Whether they’re casting 10m-long concrete tables using a helter-skelter slide or creating fire drawings using flammable screen-printed paint, design duo Glithero are never far from a madcap scheme that on the surface sounds bonkers but in practice yields beautiful results. Their latest innovation is a series of woven tablecloths made by using organ punchcards, that in essence creates a physical visualisation of the music the cards would create. I caught up with designers Tim Simpson and Sarah van Gameren to get the low-down on the project…
Where did the inspiration for the Woven Songs project come from?
We thought that weavers and artisans that make music books for street organs had a distinct connection, and that the two crafts had a very interesting synergy. In each case, the craftsman punches cards and these cards drive a machine. We were inspired by the possibility of choreographing a new design process by combining these two techniques. The tablecloths are the outcome of our poetic and philosophical quest for a connection and translation between these two crafts, techniques and disciplines.
It was part of an exhibition at Zuiderzee Museum. What was the brief?
The Zuiderzee Museum in the Netherlands gave us a very open brief to ‘create a project on the subject of immaterial heritage’. As Woven Songs developed and we used the Jacquard looms of the TextielMuseum (also in the Netherlands), this museum then commissioned us to develop the project further.
Tell me about some of the collaborators that you worked with…
Leon van Leeuwen is one of the last professional street organ builders in the Netherlands and made the book especially for this project. Leon descends from the renowned Perlee family, a rich lineage of organ builders. Wil van den Broek is a retired weaver who used to work with all sorts of looms in the Textile Museum, from the historical machine for which this weaving book has been made, to modern digital machines.
How does the process work?
The music is on a punch card called an organ music book. A Jacquard loom is also fed information using a punch card. The music code from the organ music book is directly translated onto a punch card that is compatible with a Jacquard loom. We were were taught by weaver Wil van den Broek how to read and punch holes in the Jacquard and then invented a way of interpreting the holes in the organ book cards to the Jacquard format. We chose the tune Red Bank Boogie, the card for which was then used to weave the musical textiles.
How do the organ music and the completed textiles echo each other?
When translated into a weave, the patterns of the organ song are so small that every individual command becomes one stitch and the set of commands on each individual Jacquard card are translated into a single weft thread. This intricate pattern is then repeated over and over again throughout the weave. As a whole finished textile, you are presented with a very abstract visual, textural interpretation of the organ song.
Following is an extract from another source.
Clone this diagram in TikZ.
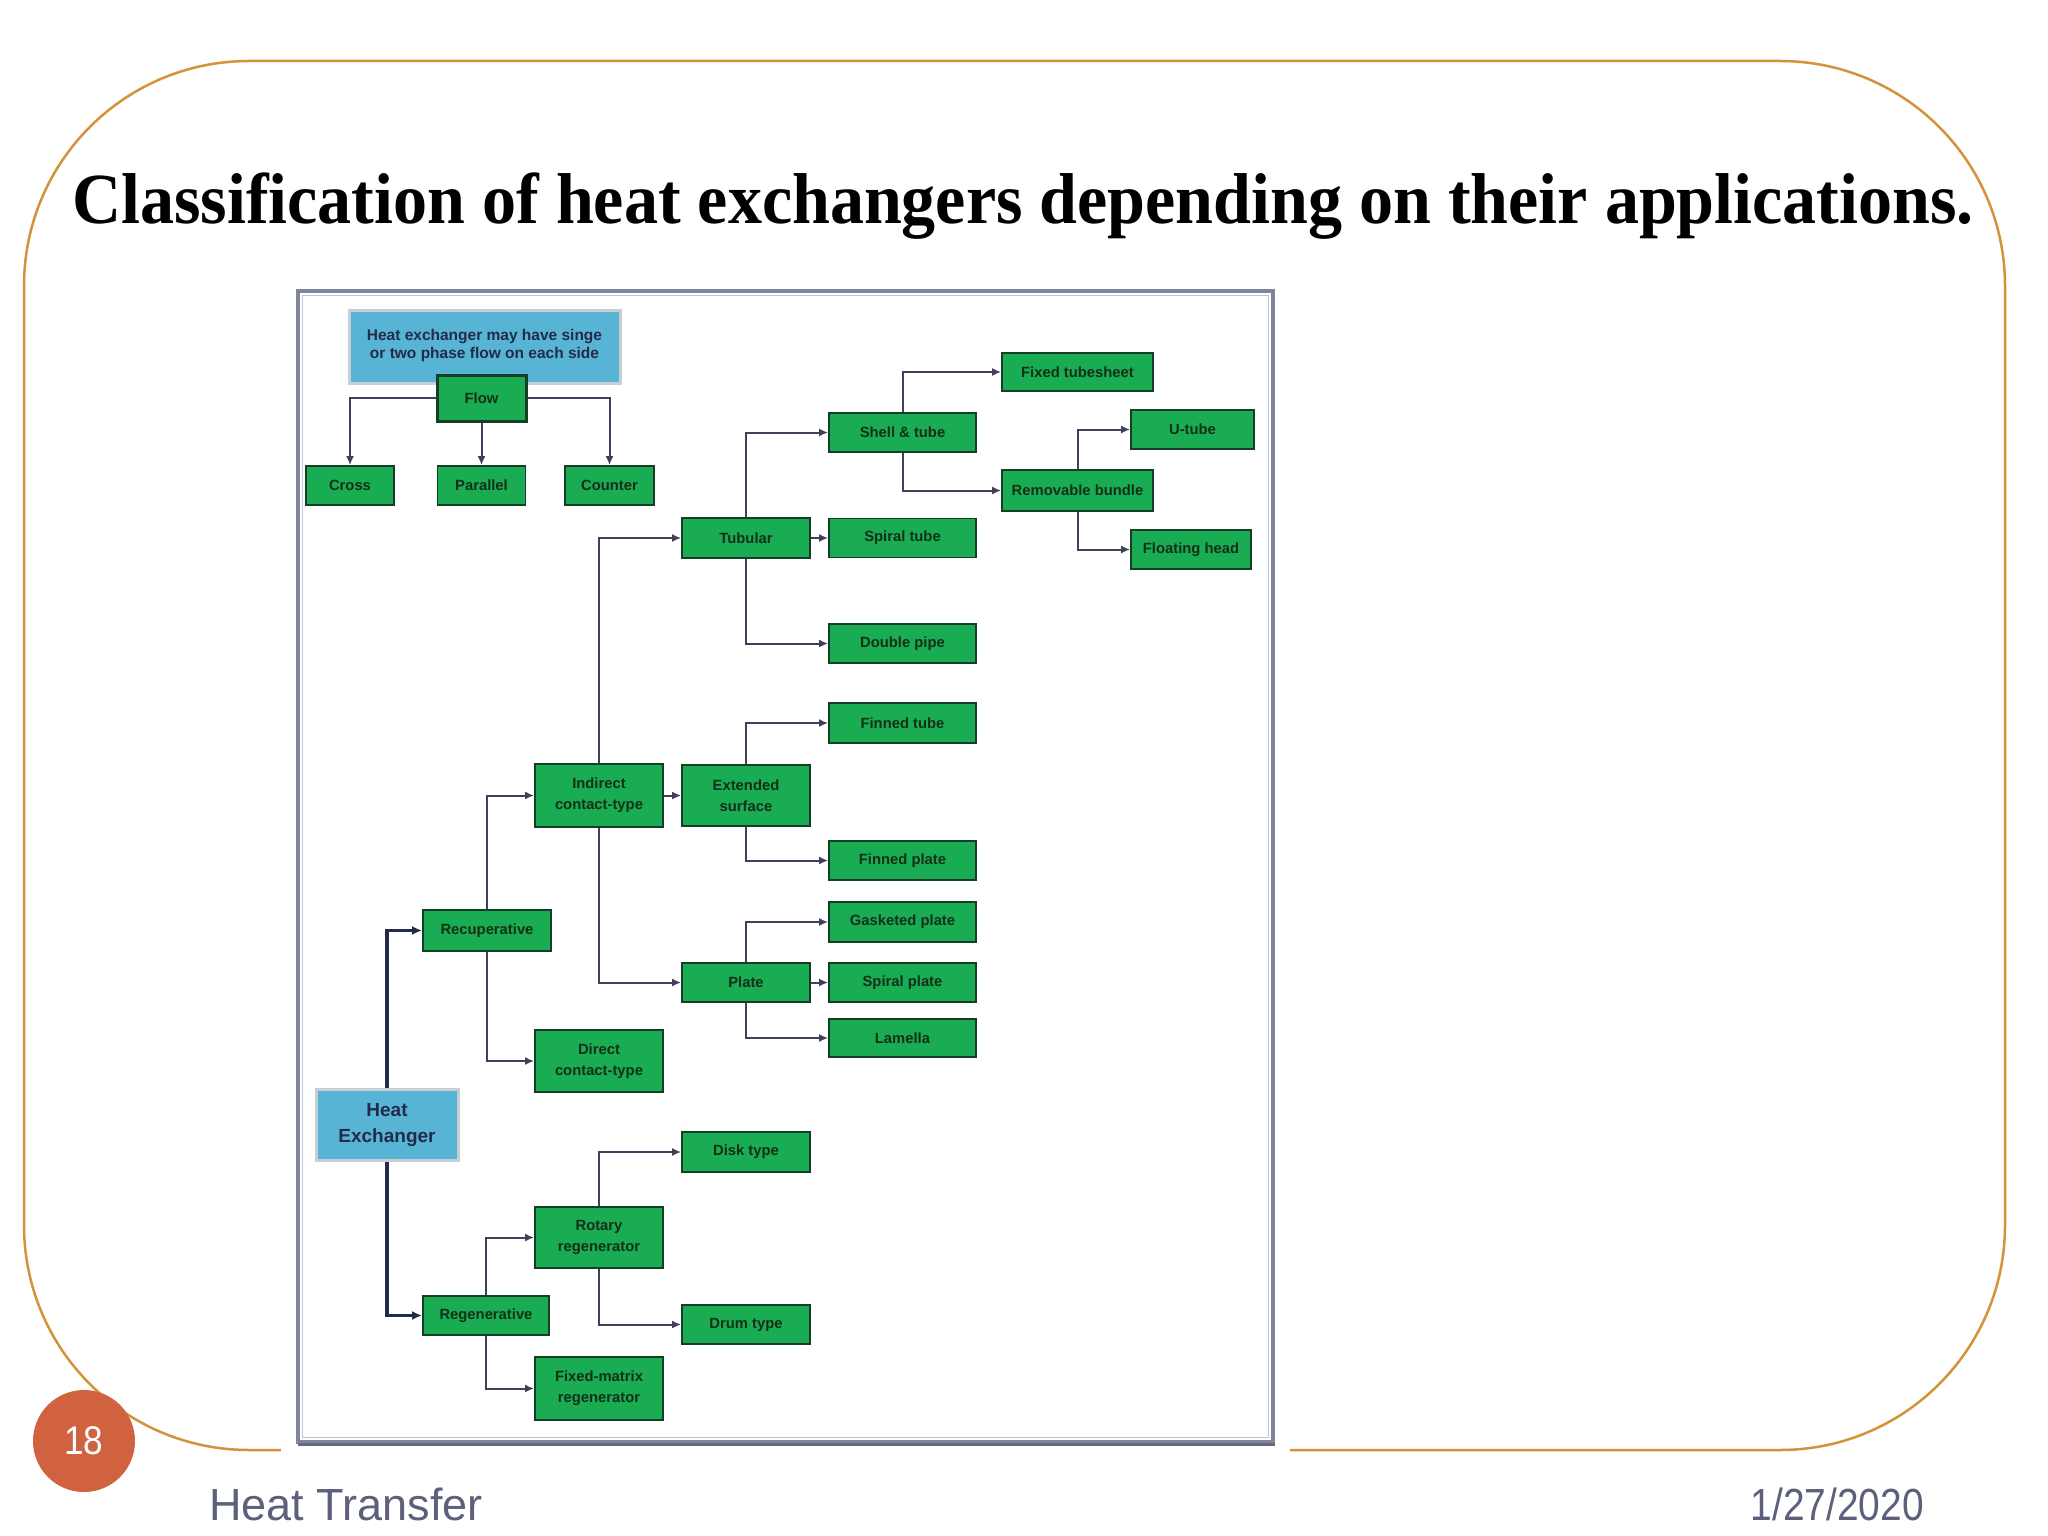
\documentclass[tikz,border=0pt]{standalone}
\usepackage{fontspec}
\usepackage{graphicx}
\setmainfont{Liberation Serif}
\setsansfont{Liberation Sans}
\usetikzlibrary{arrows.meta}
\definecolor{orangeb}{RGB}{212,146,58}
\definecolor{gfill}{RGB}{26,172,82}
\definecolor{gline}{RGB}{22,62,38}
\definecolor{bfill}{RGB}{88,180,212}
\definecolor{navy}{RGB}{36,42,74}
\definecolor{connc}{RGB}{62,65,92}
\definecolor{ctext}{RGB}{18,48,24}
\definecolor{footc}{RGB}{92,96,122}
\definecolor{pgc}{RGB}{208,98,64}
\definecolor{framec}{RGB}{128,132,156}
\definecolor{framel}{RGB}{190,194,210}
\definecolor{shadowc}{RGB}{200,206,214}
\tikzset{
  gbox/.style={draw=gline, line width=1.8pt, fill=gfill, inner sep=0pt, align=center,
    text=ctext, font=\sffamily\bfseries\fontsize{14.8}{21}\selectfont},
  bbox/.style={draw=shadowc, line width=3pt, fill=bfill, inner sep=0pt, align=center, text=navy},
  conn/.style={draw=connc, line width=2pt, -{Latex[length=9pt,width=8pt]}},
  hxconn/.style={draw=navy, line width=3.5pt, -{Latex[length=10pt,width=9pt]}},
}
\begin{document}
\begin{tikzpicture}[x=1pt,y=-1pt]
\useasboundingbox (0,0) rectangle (2048,1536);
\fill[white] (0,0) rectangle (2048,1536);
% slide border
\draw[orangeb, line width=2.5pt, rounded corners=225pt] (24,61) rectangle (2005,1450);
% title
\node[anchor=base, inner sep=0pt, font=\bfseries\fontsize{72}{80}\selectfont] (title) at (1023,223)
  {\scalebox{0.945}[1]{Classification of heat exchangers depending on their applications.}};
% diagram frame
\fill[white] (281,281) rectangle (1290,1453);
\draw[framec, line width=3.5pt] (298,291) rectangle (1273,1442);
\draw[framel, line width=1.2pt] (302.5,295.5) rectangle (1268.5,1437.5);
\draw[framec!80!black, line width=3pt] (298,1444) -- (1275,1444);
% nodes
\node[bbox, minimum width=271pt, minimum height=73pt, font=\sffamily\bfseries\fontsize{15.5}{21}\selectfont] (info) at (484.5,346.5)
  {\raisebox{5pt}{\shortstack{Heat exchanger may have singe\\or two phase flow on each side}}};
\node[gbox, line width=3pt, minimum width=89pt, minimum height=46pt] (flow) at (481.5,398) {Flow};
\node[gbox, minimum width=88pt, minimum height=39pt] (cross) at (350,485.5) {Cross};
\node[gbox, minimum width=88pt, minimum height=39pt] (parallel) at (481.5,485.5) {Parallel};
\node[gbox, minimum width=89pt, minimum height=39pt] (counter) at (609.5,485.5) {Counter};

\node[bbox, minimum width=142pt, minimum height=71pt, font=\sffamily\bfseries\fontsize{19}{26}\selectfont] (hx) at (387,1124.5) {Heat\\Exchanger};
\node[gbox, minimum width=128pt, minimum height=41pt] (recup) at (487,930.5) {Recuperative};
\node[gbox, minimum width=126pt, minimum height=39pt] (regen) at (486,1315.5) {Regenerative};

\node[gbox, minimum width=128pt, minimum height=63pt] (indirect) at (599,795.5) {Indirect\\contact-type};
\node[gbox, minimum width=128pt, minimum height=62pt] (direct) at (599,1061) {Direct\\contact-type};
\node[gbox, minimum width=128pt, minimum height=61pt] (rotary) at (599,1237.5) {Rotary\\regenerator};
\node[gbox, minimum width=128pt, minimum height=63pt] (fixedm) at (599,1388.5) {Fixed-matrix\\regenerator};

\node[gbox, minimum width=128pt, minimum height=40pt] (disk) at (746,1152) {Disk type};
\node[gbox, minimum width=128pt, minimum height=39pt] (drum) at (746,1324.5) {Drum type};
\node[gbox, minimum width=128pt, minimum height=40pt] (tubular) at (746,538) {Tubular};
\node[gbox, minimum width=128pt, minimum height=61pt] (extended) at (746,795.5) {Extended\\surface};
\node[gbox, minimum width=128pt, minimum height=39pt] (plate) at (746,982.5) {Plate};

\node[gbox, minimum width=147pt, minimum height=39pt] (shell) at (902.5,432.5) {Shell \& tube};
\node[gbox, minimum width=147pt, minimum height=39pt] (spiraltube) at (902.5,538) {Spiral tube};
\node[gbox, minimum width=147pt, minimum height=39pt] (double) at (902.5,643.5) {Double pipe};
\node[gbox, minimum width=147pt, minimum height=40pt] (finnedtube) at (902.5,723) {Finned tube};
\node[gbox, minimum width=147pt, minimum height=39pt] (finnedplate) at (902.5,860.5) {Finned plate};
\node[gbox, minimum width=147pt, minimum height=40pt] (gasketed) at (902.5,922) {Gasketed plate};
\node[gbox, minimum width=147pt, minimum height=39pt] (spiralplate) at (902.5,982.5) {Spiral plate};
\node[gbox, minimum width=147pt, minimum height=38pt] (lamella) at (902.5,1038) {Lamella};

\node[gbox, minimum width=151pt, minimum height=38pt] (fixedtube) at (1077.5,372) {Fixed tubesheet};
\node[gbox, minimum width=151pt, minimum height=41pt] (removable) at (1077.5,490.5) {Removable bundle};
\node[gbox, minimum width=123pt, minimum height=39pt] (utube) at (1192.5,429.5) {U-tube};
\node[gbox, minimum width=120pt, minimum height=39pt] (floating) at (1191,549.5) {Floating head};

% connectors
\draw[conn] (flow.west) -| (cross.north);
\draw[conn] (flow.south) -- (parallel.north);
\draw[conn] (flow.east) -| (counter.north);
\draw[hxconn] (hx.north) |- (recup.west);
\draw[hxconn] (hx.south) |- (regen.west);
\draw[conn] (recup.north) |- (indirect.west);
\draw[conn] (recup.south) |- (direct.west);
\draw[conn] (regen.north) |- (rotary.west);
\draw[conn] (regen.south) |- (fixedm.west);
\draw[conn] (rotary.north) |- (disk.west);
\draw[conn] (rotary.south) |- (drum.west);
\draw[conn] (indirect.north) |- (tubular.west);
\draw[conn] (indirect.east) -- (extended.west);
\draw[conn] (indirect.south) |- (plate.west);
\draw[conn] (tubular.north) |- (shell.west);
\draw[conn] (tubular.east) -- (spiraltube.west);
\draw[conn] (tubular.south) |- (double.west);
\draw[conn] (extended.north) |- (finnedtube.west);
\draw[conn] (extended.south) |- (finnedplate.west);
\draw[conn] (plate.north) |- (gasketed.west);
\draw[conn] (plate.east) -- (spiralplate.west);
\draw[conn] (plate.south) |- (lamella.west);
\draw[conn] (shell.north) |- (fixedtube.west);
\draw[conn] (shell.south) |- (removable.west);
\draw[conn] (removable.north) |- (utube.west);
\draw[conn] (removable.south) |- (floating.west);

% footer
\node[circle, fill=pgc, minimum size=102pt, inner sep=0pt, text=white,
  font=\sffamily\fontsize{40}{40}\selectfont] (pg) at (84,1441) {\scalebox{0.88}[1]{18}};
\node[anchor=base west, inner sep=0pt, text=footc, font=\sffamily\fontsize{45}{50}\selectfont] (foot) at (209,1520) {Heat Transfer};
\node[anchor=base east, inner sep=0pt, text=footc, font=\sffamily\fontsize{45}{50}\selectfont] (date) at (1924,1520) {\scalebox{0.865}[1]{1/27/2020}};
\end{tikzpicture}
\end{document}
Did the project pose any interesting challenges?
Translating organ music into weaving patterns sounds simpler than it turned out to be in practice. To begin with, organ cards and weaving punch cards are not completely identical. A street organ is driven by an organ book, a continuous fanfold of connected pages, whereas for a loom, a succession of single cards are used, one card per woven thread. The shape of the punch holes is also different: those in an organ book are rectangular and those in a weaving card are round. The patterns are also read in different directions by the machines. Creating a new language that would translate accurately from the organ cards to weaving cards was a real challenge.
The second unexpected test came when the new cards were placed on the Jacquard loom. The first weave was absolute chaos! Loose threads were hanging across the woven fabric and the edges of the material were messy and unfinished. This was not what we had set out to do, so we went back into the magic of the weaving punch cards once again. We found that on each weaving card – for each woven thread – an extra code had to be punched for a structural weave. This code ensures that time and time again each thread is connected with the cloth so that no free-hanging loops are formed.
What was the most exciting part of the project?
The first time the organ music was given shape in textiles was the most thrilling moment, as we had no idea what kind of pattern would emerge. Of course, we were very curious to know what it would look like, but never regarded any resulting ‘beauty’ as the main aim. To us, the main focus is always on the process and the discoveries, inventions and translations that happen along the way. Even though the first textiles piece was more chaotic that we expected, the beautiful moment when you make a product from a new process you’ve designed (in this case making material from music) is what continues to drive our design practice.